Records shown:
◇ ◇ ◇ ◇

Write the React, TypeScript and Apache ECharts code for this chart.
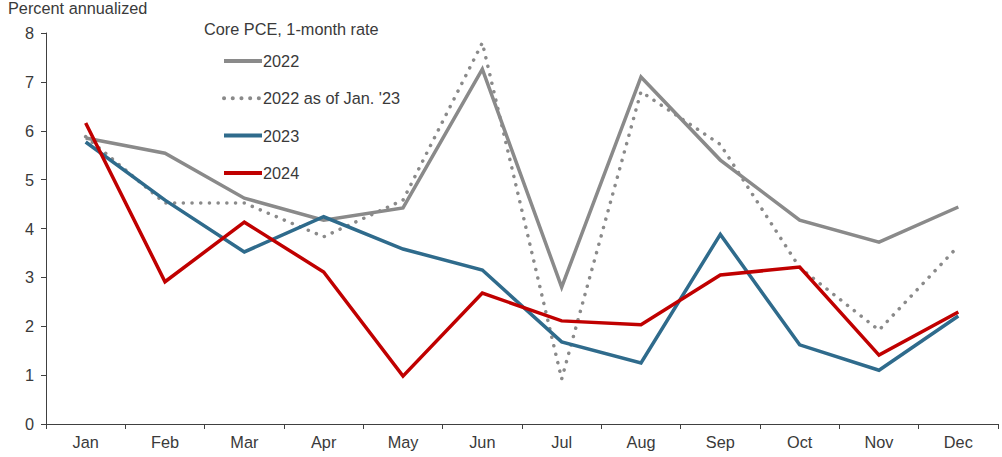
import React, { useEffect, useRef } from "react";
import * as echarts from "echarts";

const months = ["Jan", "Feb", "Mar", "Apr", "May", "Jun", "Jul", "Aug", "Sep", "Oct", "Nov", "Dec"];
const s2022 = [5.85, 5.54, 4.62, 4.17, 4.42, 7.26, 2.8, 7.1, 5.4, 4.17, 3.72, 4.44];
const s2022Jan23 = [5.88, 4.52, 4.52, 3.83, 4.58, 7.8, 0.92, 6.8, 5.72, 3.2, 1.92, 3.64];
const s2023 = [5.77, 4.58, 3.52, 4.24, 3.58, 3.15, 1.68, 1.25, 3.88, 1.62, 1.1, 2.21];
const s2024 = [6.16, 2.91, 4.13, 3.11, 0.98, 2.68, 2.11, 2.03, 3.05, 3.21, 1.41, 2.29];
const yTicks = [0, 1, 2, 3, 4, 5, 6, 7, 8];

const FONT = "'Liberation Sans', Arial, sans-serif";
const TXT = "#3a3a3a";
const FS = 16.3;

export default function App() {
  const ref = useRef<HTMLDivElement>(null);
  useEffect(() => {
    if (!ref.current) return;
    const chart = echarts.init(ref.current, null, { renderer: "svg" });
    const mk = (name: string, data: number[], color: string, type: any, cap: any) => ({
      name,
      type: "line",
      data,
      symbol: "none",
      showSymbol: false,
      lineStyle: { color, width: 3.5, type, cap, join: "miter" },
      itemStyle: { color },
      emphasis: { disabled: true },
    });
    chart.setOption({
      animation: false,
      textStyle: { fontFamily: FONT },
      title: {
        text: "Core PCE, 1-month rate",
        left: 204,
        top: 21,
        padding: 0,
        textStyle: { fontFamily: FONT, fontSize: FS, fontWeight: "normal", color: TXT },
      },
      graphic: [
        {
          type: "text",
          left: 8,
          top: 0,
          style: { text: "Percent annualized", font: `${FS}px ${FONT}`, fill: TXT },
        },
      ],
      legend: {
        orient: "vertical",
        left: 222,
        top: 53,
        padding: 0,
        itemWidth: 38,
        itemHeight: 16,
        itemGap: 21.3,
        itemStyle: { opacity: 0 },
        lineStyle: { width: 4 },
        textStyle: { fontFamily: FONT, fontSize: FS, color: TXT, lineHeight: 16, padding: [0, 0, 0, -4] },
        data: ["2022", "2022 as of Jan. '23", "2023", "2024"],
      },
      grid: { left: 46, right: 4, top: 33, bottom: 33, containLabel: false },
      xAxis: {
        type: "category",
        data: months,
        boundaryGap: true,
        axisLine: { lineStyle: { color: "#404040", width: 1 } },
        axisTick: { show: true, length: 5, lineStyle: { color: "#404040" } },
        axisLabel: { color: TXT, fontSize: FS, fontFamily: FONT, margin: 10 },
      },
      yAxis: {
        type: "value",
        min: yTicks[0],
        max: yTicks[yTicks.length - 1],
        interval: 1,
        splitLine: { show: false },
        axisLine: { show: true, lineStyle: { color: "#404040", width: 1 } },
        axisTick: { show: true, length: 5, lineStyle: { color: "#404040" } },
        axisLabel: { color: TXT, fontSize: FS, fontFamily: FONT, margin: 12 },
      },
      series: [
        mk("2022", s2022, "#8a8a8a", "solid", "butt"),
        mk("2022 as of Jan. '23", s2022Jan23, "#8a8a8a", [0.1, 8.6], "round"),
        mk("2023", s2023, "#2f6b8c", "solid", "butt"),
        mk("2024", s2024, "#c00000", "solid", "butt"),
      ],
    });
    return () => chart.dispose();
  }, []);
  return <div ref={ref} style={{ width: 1002, height: 457, position: "absolute", left: 0, top: 0 }} />;
}
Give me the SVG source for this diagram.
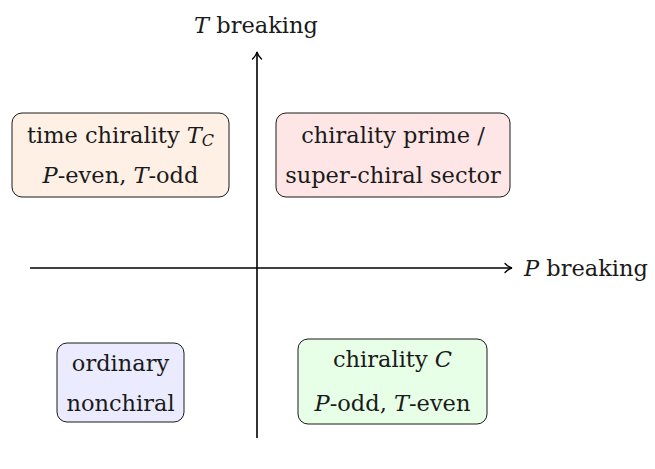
<svg xmlns="http://www.w3.org/2000/svg" width="655" height="469" viewBox="0 0 655 469">
<style>
text{font-family:"DejaVu Serif",serif;font-size:22.5px;fill:#1a1a1a;text-anchor:middle}
.i{font-style:italic}
.box{stroke:#1a1a1a;stroke-width:1}
.ax{stroke:#000;stroke-width:1.6;fill:none}
</style>
<defs>
<marker id="to" viewBox="-7 -6 9 12" refX="1" refY="0" markerWidth="9" markerHeight="12" markerUnits="userSpaceOnUse" orient="auto">
<path d="M-6,-4.5 C-3.5,-1.8 -1.2,-0.5 1,0 C-1.2,0.5 -3.5,1.8 -6,4.5" fill="none" stroke="#000" stroke-width="1.3" stroke-linecap="round"/>
</marker>
</defs>
<g id="axes">
<line class="ax" x1="30" y1="268" x2="512" y2="268" marker-end="url(#to)"/>
<line class="ax" x1="257" y1="438" x2="257" y2="52" marker-end="url(#to)"/>
</g>
<g id="label-T"><text x="256" y="33"><tspan class="i">T</tspan> breaking</text></g>
<g id="label-P"><text x="586" y="276"><tspan class="i">P</tspan> breaking</text></g>
<g id="time-chirality">
<rect class="box" x="12" y="113" width="217" height="84" rx="10" fill="#fff0e6"/>
<text x="120.5" y="143">time chirality <tspan class="i">T</tspan><tspan class="i" font-size="16" dy="3">C</tspan></text>
<text x="120.5" y="183"><tspan class="i">P</tspan>-even, <tspan class="i">T</tspan>-odd</text>
</g>
<g id="chirality-prime">
<rect class="box" x="276" y="113" width="234" height="84" rx="10" fill="#ffe6e6"/>
<text x="393" y="143">chirality prime /</text>
<text x="393" y="183">super-chiral sector</text>
</g>
<g id="ordinary">
<rect class="box" x="57" y="343" width="127" height="79" rx="10" fill="#ebebff"/>
<text x="120.5" y="371">ordinary</text>
<text x="120.5" y="411">nonchiral</text>
</g>
<g id="chirality-C">
<rect class="box" x="298" y="339" width="189" height="85" rx="10" fill="#e6ffe6"/>
<text x="392.5" y="367">chirality <tspan class="i">C</tspan></text>
<text x="392.5" y="411"><tspan class="i">P</tspan>-odd, <tspan class="i">T</tspan>-even</text>
</g>
</svg>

◇ ◇ ◇ ◇

What is being asked: Repeat the lines from where the entries begin to the line with "const yTicks = [0, 1, 2, 3, 4, 5, 6, 7, 8];", both included. Any picture is left out.

Answer in full:
Write the React, TypeScript and Apache ECharts code for this chart.
import React, { useEffect, useRef } from "react";
import * as echarts from "echarts";

const months = ["Jan", "Feb", "Mar", "Apr", "May", "Jun", "Jul", "Aug", "Sep", "Oct", "Nov", "Dec"];
const s2022 = [5.85, 5.54, 4.62, 4.17, 4.42, 7.26, 2.8, 7.1, 5.4, 4.17, 3.72, 4.44];
const s2022Jan23 = [5.88, 4.52, 4.52, 3.83, 4.58, 7.8, 0.92, 6.8, 5.72, 3.2, 1.92, 3.64];
const s2023 = [5.77, 4.58, 3.52, 4.24, 3.58, 3.15, 1.68, 1.25, 3.88, 1.62, 1.1, 2.21];
const s2024 = [6.16, 2.91, 4.13, 3.11, 0.98, 2.68, 2.11, 2.03, 3.05, 3.21, 1.41, 2.29];
const yTicks = [0, 1, 2, 3, 4, 5, 6, 7, 8];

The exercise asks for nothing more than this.